First observed by underwater photographer Walt Stearns in 2001, large males and females gather by the score near wrecks and reefs, lying quietly on the bottom by day and foraging for food by night. Kessel and Samuel “Doc” Gruber — professor emeritus at University of Miami who has been studying lemon sharks for more than 50 years — at first believed they were there to mate and that they might be giving birth in the Indian River Lagoon. But no mating activity ever was observed, and there was no evidence of pupping nearby.

Tagging data revealed the animals that showed up in Jupiter “blasted out of there” in April and headed to the Carolinas, according to Gruber.

He now believes that’s where the animals give birth, probably in shallow estuaries.
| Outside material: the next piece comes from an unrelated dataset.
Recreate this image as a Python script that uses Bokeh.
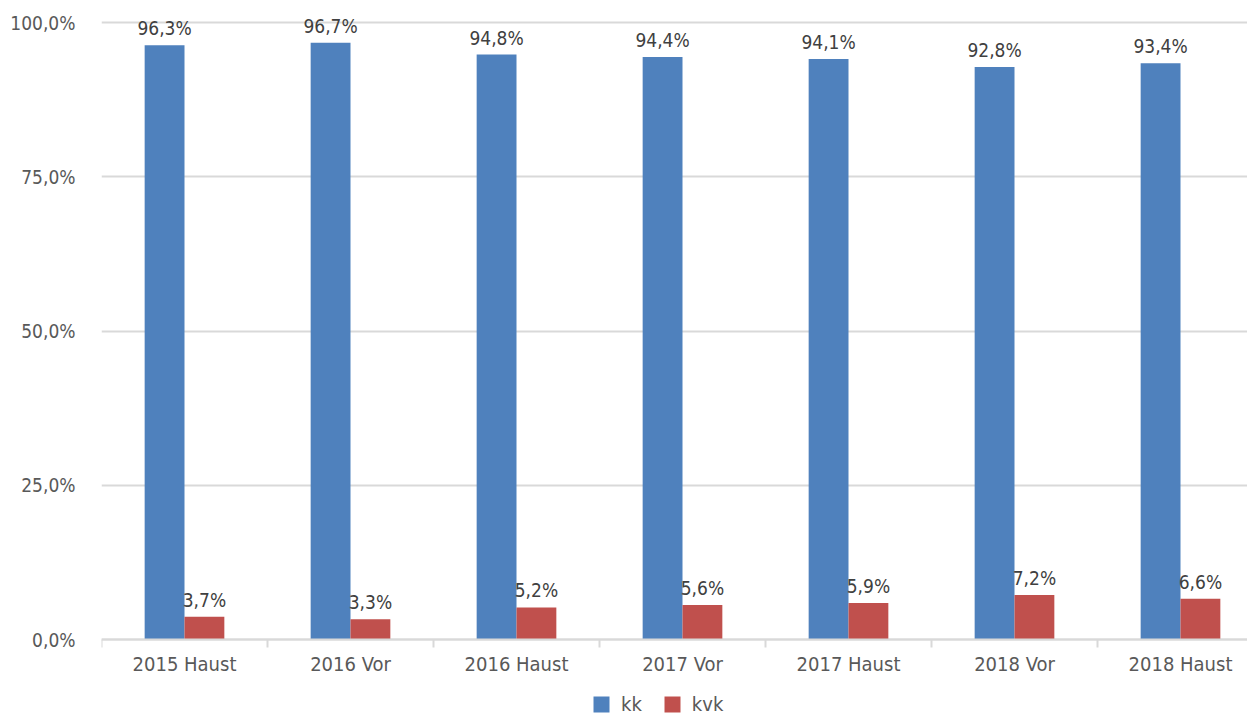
from bokeh.plotting import figure
from bokeh.models import Range1d, FixedTicker, ColumnDataSource, Legend, LegendItem
from bokeh.core.properties import value
from bokeh.embed import file_html
from bokeh.resources import INLINE

categories = ["2015 Haust", "2016 Vor", "2016 Haust", "2017 Vor", "2017 Haust", "2018 Vor", "2018 Haust"]
kk = [96.3, 96.7, 94.8, 94.4, 94.1, 92.8, 93.4]
kvk = [3.7, 3.3, 5.2, 5.6, 5.9, 7.2, 6.6]
y_ticks = [0, 25, 50, 75, 100]

FONT = "DejaVu Sans Condensed, DejaVu Sans, sans-serif"

n = len(categories)
centers = [i + 0.5 for i in range(n)]
bw = 0.24

def fmt(v):
    return ("%.1f%%" % v).replace(".", ",")

src_kk = ColumnDataSource(dict(x=[c - bw / 2 for c in centers], top=kk, lab=[fmt(v) for v in kk]))
src_kvk = ColumnDataSource(dict(x=[c + bw / 2 for c in centers], top=kvk, lab=[fmt(v) for v in kvk]))

# frame covers the whole visible page; 100% sits 22px from the top, 0% at 639px
PX = 617 / 100.0
p = figure(frame_width=1146, frame_height=716, output_backend="svg", toolbar_location=None,
           x_range=Range1d(0, 1146 / 166), y_range=Range1d(-(716 - 639) / PX, 100 + 22 / PX),
           min_border_left=101, min_border_top=0, min_border_right=0, min_border_bottom=0)
p.outline_line_color = None
p.background_fill_color = "white"
p.border_fill_color = "white"

r1 = p.vbar(x="x", top="top", bottom=0, width=bw, source=src_kk, fill_color="#4F81BD", line_color=None)
r2 = p.vbar(x="x", top="top", bottom=0, width=bw, source=src_kvk, fill_color="#C0504D", line_color=None)

p.text(x="x", y="top", text="lab", source=src_kk, text_align="center", text_baseline="bottom",
       y_offset=-6, text_font=value(FONT), text_font_size="19px", text_color="#404040")
p.text(x="x", y="top", text="lab", source=src_kvk, text_align="center", text_baseline="bottom",
       y_offset=-6, text_font=value(FONT), text_font_size="19px", text_color="#404040")

# x axis, drawn at the 0% line
p.xaxis.fixed_location = 0
p.xaxis.ticker = FixedTicker(ticks=centers, minor_ticks=list(range(n + 1)))
p.xaxis.major_label_overrides = {c: categories[i] for i, c in enumerate(centers)}
p.xaxis.major_tick_line_color = None
p.xaxis.major_tick_out = 0
p.xaxis.major_tick_in = 0
p.xaxis.minor_tick_line_color = "#d9d9d9"
p.xaxis.minor_tick_line_width = 2
p.xaxis.minor_tick_out = 8
p.xaxis.minor_tick_in = 0
p.xaxis.axis_line_color = "#d9d9d9"
p.xaxis.axis_line_width = 2
p.xaxis.major_label_text_font = FONT
p.xaxis.major_label_text_font_size = "20px"
p.xaxis.major_label_text_color = "#595959"
p.xaxis.major_label_standoff = 4

# y axis
p.yaxis.ticker = FixedTicker(ticks=y_ticks)
p.yaxis.major_label_overrides = {t: fmt(t) for t in y_ticks}
p.yaxis.axis_line_color = None
p.yaxis.major_tick_line_color = None
p.yaxis.major_tick_out = 0
p.yaxis.major_tick_in = 0
p.yaxis.minor_tick_line_color = None
p.yaxis.major_label_text_font = FONT
p.yaxis.major_label_text_font_size = "19px"
p.yaxis.major_label_text_color = "#595959"
p.yaxis.major_label_standoff = 26

p.xgrid.grid_line_color = None
p.ygrid.ticker = FixedTicker(ticks=y_ticks)
p.ygrid.grid_line_color = "#d9d9d9"
p.ygrid.grid_line_width = 2

legend = Legend(items=[LegendItem(label="kk", renderers=[r1]), LegendItem(label="kvk", renderers=[r2])],
                orientation="horizontal", location=(490, 0), padding=0, margin=0,
                glyph_width=20, glyph_height=20, label_standoff=10, spacing=20,
                label_text_font=FONT, label_text_font_size="20px", label_text_color="#595959",
                border_line_color=None, background_fill_alpha=0)
p.add_layout(legend, "center")

open("out.html", "w").write(file_html(p, INLINE))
Jupiter, he said, is sort of a snowbird destination for lemons seeking consistent water temperatures in the low 70s and an abundant food supply during the cold winter months.

Apex predators that are slow to mature and produce few young, lemons won protected status in Florida waters last year. But once those sharks swim into federal waters more than three miles offshore, they are fair game for fishermen.

Kessel and Gruber would like to see protection for the animals extended up and down the South Atlantic coast. They believe their chances at winning federal approval will be much stronger if they can prove where the lemons mate and give birth. They plan to track a group of lemon sharks to Eleuthera in the Bahamas next month to try to witness mating, and then head to the Carolinas in summer to try to locate some pups.